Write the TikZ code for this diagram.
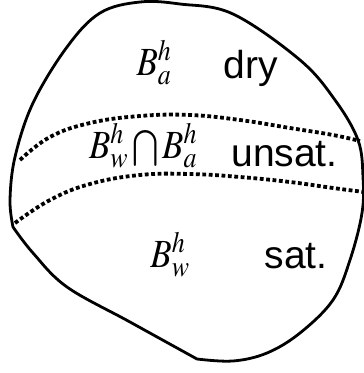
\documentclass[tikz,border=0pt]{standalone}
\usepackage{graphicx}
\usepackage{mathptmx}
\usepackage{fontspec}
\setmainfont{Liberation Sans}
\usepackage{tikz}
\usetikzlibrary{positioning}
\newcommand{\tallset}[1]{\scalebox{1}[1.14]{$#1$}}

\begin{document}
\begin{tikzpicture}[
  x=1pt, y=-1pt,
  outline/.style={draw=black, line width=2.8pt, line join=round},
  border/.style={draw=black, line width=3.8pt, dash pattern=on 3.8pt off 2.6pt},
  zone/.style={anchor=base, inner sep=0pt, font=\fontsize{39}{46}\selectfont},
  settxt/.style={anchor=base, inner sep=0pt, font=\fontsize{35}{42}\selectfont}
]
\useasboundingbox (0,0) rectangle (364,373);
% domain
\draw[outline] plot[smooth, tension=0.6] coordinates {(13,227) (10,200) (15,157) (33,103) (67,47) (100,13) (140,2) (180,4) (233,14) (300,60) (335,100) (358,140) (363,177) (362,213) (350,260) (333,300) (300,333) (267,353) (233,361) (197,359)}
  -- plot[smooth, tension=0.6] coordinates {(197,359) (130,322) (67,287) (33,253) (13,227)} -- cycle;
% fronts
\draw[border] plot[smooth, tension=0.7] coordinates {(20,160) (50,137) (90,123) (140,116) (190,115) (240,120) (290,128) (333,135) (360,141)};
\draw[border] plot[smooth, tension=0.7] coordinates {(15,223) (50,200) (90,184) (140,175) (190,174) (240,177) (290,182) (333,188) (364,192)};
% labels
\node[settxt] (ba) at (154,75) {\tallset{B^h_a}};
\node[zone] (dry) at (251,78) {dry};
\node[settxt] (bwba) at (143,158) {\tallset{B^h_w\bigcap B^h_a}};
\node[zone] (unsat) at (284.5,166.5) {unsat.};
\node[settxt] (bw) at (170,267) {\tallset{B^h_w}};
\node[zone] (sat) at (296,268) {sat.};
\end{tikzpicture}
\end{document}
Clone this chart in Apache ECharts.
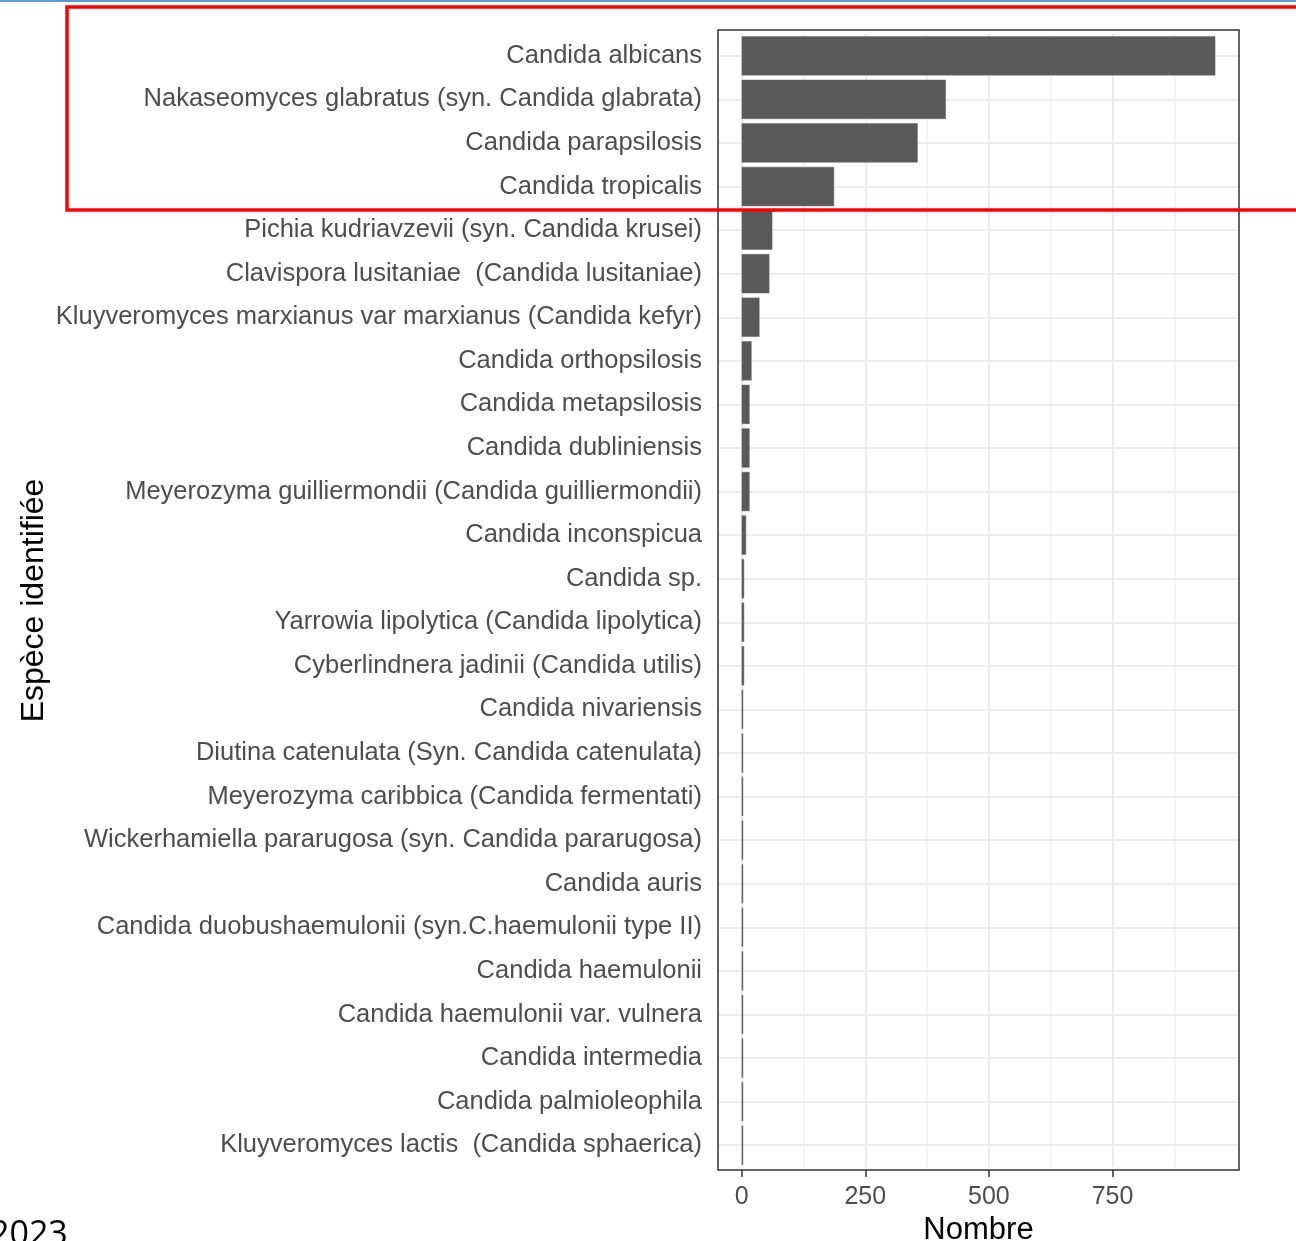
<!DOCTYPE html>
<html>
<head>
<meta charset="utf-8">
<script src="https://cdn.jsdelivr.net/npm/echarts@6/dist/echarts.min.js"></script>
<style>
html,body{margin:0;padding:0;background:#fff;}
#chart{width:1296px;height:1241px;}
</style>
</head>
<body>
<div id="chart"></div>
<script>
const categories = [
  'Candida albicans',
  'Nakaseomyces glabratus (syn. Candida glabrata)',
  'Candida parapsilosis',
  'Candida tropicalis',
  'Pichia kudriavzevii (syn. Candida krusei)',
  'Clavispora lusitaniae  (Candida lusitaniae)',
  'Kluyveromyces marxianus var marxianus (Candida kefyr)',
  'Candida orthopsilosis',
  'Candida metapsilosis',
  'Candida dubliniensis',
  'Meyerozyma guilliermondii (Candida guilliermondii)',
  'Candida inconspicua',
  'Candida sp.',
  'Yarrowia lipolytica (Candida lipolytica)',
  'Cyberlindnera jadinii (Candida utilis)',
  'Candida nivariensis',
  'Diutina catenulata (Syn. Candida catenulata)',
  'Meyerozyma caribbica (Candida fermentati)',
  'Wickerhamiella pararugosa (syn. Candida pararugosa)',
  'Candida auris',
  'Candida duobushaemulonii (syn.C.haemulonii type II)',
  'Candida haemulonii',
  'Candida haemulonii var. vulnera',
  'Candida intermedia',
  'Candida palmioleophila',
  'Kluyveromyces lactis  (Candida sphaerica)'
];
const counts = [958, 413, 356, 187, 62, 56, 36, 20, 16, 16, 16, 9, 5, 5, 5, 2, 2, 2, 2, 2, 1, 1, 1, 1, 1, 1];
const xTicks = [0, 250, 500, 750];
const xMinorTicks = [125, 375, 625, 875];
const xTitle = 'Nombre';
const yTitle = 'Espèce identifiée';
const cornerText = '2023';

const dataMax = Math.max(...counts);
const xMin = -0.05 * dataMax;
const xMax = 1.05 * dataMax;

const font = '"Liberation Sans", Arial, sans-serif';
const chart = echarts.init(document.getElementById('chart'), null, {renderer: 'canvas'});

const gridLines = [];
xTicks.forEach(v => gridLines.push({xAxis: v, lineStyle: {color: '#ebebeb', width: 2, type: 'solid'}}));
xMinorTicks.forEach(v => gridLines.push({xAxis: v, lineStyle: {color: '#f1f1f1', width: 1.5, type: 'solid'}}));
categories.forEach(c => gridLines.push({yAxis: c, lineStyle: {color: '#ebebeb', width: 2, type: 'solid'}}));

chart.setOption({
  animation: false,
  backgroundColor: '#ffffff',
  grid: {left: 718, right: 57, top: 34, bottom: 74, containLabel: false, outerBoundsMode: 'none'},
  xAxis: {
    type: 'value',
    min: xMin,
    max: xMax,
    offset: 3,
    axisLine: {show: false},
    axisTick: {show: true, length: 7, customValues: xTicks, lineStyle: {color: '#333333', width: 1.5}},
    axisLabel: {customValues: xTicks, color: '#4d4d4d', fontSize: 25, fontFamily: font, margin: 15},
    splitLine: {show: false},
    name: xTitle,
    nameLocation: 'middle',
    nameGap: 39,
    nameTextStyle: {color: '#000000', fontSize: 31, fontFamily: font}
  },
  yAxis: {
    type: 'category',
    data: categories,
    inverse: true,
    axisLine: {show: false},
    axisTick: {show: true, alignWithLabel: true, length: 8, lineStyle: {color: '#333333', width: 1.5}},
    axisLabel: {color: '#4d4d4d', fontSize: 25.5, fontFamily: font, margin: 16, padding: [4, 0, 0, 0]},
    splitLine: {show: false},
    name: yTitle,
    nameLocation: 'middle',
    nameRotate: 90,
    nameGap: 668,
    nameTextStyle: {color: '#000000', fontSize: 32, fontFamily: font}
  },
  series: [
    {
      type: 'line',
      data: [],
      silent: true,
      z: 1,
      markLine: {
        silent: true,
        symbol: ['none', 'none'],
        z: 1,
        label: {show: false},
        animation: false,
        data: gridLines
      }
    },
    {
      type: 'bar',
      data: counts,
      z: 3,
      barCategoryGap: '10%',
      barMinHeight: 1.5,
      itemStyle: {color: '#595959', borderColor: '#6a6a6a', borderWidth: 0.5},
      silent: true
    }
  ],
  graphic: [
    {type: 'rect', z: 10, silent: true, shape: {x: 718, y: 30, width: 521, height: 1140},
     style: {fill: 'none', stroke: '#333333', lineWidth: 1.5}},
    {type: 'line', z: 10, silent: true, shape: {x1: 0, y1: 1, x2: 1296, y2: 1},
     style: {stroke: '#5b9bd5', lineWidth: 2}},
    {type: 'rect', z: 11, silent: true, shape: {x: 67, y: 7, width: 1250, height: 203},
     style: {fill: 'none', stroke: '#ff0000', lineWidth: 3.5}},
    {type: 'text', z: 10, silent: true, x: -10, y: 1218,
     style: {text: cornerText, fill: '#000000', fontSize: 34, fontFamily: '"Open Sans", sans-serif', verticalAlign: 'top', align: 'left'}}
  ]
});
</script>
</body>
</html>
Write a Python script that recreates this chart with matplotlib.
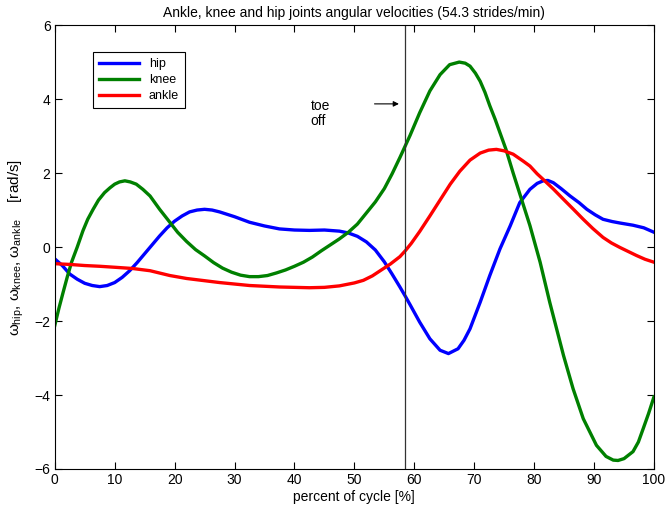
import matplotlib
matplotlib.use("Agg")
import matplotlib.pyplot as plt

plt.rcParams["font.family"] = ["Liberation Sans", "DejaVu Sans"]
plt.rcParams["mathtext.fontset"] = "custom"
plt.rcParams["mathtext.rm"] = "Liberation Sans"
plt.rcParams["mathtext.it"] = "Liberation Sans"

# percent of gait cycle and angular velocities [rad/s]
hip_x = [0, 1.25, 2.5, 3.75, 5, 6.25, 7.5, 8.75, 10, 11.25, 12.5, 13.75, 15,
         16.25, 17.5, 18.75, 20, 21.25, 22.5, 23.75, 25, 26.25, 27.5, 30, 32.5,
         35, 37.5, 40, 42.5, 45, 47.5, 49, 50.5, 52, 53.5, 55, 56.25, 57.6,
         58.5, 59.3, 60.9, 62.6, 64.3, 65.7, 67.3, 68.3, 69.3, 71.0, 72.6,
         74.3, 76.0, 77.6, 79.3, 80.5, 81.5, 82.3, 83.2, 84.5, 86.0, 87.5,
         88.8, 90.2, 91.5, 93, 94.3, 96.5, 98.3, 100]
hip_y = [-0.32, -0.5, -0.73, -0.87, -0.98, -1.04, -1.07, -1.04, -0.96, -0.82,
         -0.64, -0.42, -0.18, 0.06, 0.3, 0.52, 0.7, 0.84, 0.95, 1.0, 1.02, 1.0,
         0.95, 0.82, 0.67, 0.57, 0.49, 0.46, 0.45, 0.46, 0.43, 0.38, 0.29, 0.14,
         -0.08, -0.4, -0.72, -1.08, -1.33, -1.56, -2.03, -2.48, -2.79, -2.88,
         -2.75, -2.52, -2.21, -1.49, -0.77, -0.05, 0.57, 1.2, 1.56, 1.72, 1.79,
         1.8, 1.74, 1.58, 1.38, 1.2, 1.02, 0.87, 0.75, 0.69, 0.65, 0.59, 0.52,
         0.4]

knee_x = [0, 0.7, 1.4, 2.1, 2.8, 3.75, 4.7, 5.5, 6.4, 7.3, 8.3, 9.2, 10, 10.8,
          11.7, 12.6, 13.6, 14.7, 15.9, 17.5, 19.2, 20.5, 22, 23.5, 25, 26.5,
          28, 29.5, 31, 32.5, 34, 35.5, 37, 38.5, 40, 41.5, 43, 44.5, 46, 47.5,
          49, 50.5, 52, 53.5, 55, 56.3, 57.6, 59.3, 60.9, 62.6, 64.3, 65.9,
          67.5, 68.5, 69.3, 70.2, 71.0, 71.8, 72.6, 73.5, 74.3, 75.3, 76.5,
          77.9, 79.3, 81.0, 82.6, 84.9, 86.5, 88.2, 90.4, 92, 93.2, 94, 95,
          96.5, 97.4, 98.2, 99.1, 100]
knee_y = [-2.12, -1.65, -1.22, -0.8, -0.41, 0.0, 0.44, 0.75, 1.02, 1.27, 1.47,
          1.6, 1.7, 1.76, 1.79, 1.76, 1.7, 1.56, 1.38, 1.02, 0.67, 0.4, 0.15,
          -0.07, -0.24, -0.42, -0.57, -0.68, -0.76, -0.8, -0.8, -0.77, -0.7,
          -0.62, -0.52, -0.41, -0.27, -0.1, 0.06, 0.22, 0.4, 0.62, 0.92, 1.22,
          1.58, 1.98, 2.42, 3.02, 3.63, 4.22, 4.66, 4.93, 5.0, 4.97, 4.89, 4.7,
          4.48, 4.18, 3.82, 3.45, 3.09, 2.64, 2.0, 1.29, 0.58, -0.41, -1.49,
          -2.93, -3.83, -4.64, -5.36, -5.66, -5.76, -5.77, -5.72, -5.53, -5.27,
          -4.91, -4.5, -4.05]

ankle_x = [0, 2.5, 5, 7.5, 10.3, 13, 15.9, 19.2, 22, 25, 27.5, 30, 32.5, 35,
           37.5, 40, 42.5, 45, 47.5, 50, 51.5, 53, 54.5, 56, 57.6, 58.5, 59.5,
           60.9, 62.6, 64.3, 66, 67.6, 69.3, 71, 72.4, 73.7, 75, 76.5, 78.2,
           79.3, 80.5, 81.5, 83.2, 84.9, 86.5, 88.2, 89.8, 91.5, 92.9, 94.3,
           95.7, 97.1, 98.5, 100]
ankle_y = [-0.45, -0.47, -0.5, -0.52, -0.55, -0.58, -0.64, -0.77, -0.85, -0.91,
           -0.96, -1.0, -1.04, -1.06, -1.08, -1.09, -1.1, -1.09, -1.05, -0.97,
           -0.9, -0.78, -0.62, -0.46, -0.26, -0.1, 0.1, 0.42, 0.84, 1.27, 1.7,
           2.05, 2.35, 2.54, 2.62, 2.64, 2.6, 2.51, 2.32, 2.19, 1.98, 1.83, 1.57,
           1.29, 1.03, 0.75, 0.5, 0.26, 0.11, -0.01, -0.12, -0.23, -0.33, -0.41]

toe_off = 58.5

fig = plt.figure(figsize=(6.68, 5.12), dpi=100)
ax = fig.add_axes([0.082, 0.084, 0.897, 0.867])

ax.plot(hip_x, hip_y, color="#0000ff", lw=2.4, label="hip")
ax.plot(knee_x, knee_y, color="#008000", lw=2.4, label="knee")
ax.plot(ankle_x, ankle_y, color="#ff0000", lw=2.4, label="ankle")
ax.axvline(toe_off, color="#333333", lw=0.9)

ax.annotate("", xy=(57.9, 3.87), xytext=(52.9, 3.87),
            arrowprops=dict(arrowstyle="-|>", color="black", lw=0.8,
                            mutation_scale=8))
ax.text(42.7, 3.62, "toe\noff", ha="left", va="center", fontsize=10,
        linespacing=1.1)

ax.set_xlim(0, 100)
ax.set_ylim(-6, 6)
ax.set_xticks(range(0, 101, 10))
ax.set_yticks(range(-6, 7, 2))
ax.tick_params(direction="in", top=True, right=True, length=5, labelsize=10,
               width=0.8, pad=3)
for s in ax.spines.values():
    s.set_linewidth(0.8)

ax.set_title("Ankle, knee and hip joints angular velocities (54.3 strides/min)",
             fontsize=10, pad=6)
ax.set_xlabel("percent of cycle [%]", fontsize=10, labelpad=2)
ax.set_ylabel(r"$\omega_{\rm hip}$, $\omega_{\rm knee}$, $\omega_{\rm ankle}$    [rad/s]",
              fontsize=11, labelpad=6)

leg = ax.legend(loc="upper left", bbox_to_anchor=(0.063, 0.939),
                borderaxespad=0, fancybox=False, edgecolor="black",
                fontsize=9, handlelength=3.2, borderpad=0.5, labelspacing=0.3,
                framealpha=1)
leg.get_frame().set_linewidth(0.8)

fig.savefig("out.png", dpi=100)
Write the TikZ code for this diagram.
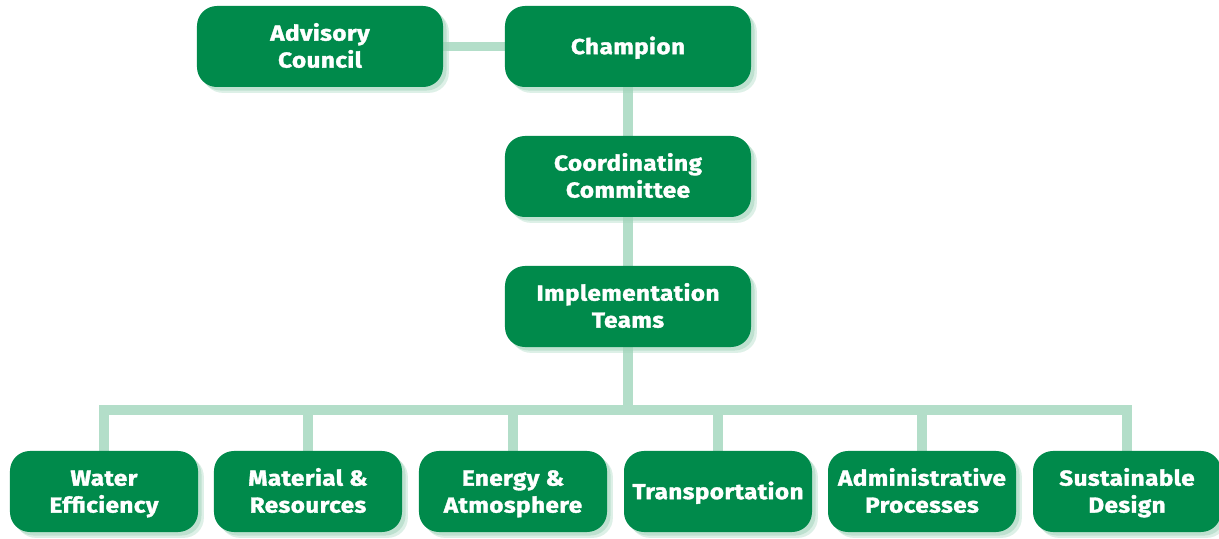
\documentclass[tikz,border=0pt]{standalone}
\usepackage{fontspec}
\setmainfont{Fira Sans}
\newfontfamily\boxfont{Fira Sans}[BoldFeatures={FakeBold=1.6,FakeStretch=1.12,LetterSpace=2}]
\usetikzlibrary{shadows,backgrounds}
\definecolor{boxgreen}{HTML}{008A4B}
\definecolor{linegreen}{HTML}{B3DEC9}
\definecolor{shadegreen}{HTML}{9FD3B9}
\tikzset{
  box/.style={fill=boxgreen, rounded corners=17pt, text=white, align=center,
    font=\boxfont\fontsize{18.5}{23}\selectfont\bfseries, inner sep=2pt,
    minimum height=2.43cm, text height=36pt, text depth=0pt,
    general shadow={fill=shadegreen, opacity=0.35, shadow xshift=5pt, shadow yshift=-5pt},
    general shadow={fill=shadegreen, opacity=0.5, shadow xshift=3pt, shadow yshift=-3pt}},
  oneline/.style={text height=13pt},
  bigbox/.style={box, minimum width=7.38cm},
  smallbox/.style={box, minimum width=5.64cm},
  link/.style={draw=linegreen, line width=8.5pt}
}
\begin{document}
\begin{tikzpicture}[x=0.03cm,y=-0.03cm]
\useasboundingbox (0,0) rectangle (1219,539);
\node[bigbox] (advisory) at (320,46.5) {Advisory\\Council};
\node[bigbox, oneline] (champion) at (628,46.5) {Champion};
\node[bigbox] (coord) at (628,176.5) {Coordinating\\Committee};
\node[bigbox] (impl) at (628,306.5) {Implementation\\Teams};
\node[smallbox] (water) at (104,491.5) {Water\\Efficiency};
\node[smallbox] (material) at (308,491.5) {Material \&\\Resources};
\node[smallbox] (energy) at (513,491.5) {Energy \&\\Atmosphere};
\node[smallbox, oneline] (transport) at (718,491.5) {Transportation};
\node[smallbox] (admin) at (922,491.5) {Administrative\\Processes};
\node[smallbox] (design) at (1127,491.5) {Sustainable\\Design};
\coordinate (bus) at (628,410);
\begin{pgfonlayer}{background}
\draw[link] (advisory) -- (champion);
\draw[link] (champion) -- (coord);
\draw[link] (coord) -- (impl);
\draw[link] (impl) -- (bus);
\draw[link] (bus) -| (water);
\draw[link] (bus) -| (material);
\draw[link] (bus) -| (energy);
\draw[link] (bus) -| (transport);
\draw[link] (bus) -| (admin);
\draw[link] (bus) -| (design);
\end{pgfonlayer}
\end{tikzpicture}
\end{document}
__________________________________________________
## Given exercise
Skip all pictures. Output only the lines from the one containing "Write a Python" to the one containing "import matplotlib.pyplot as plt", both lines included.

## Reply
Write a Python script that recreates this chart with matplotlib.
import matplotlib
matplotlib.use("Agg")
import matplotlib.pyplot as plt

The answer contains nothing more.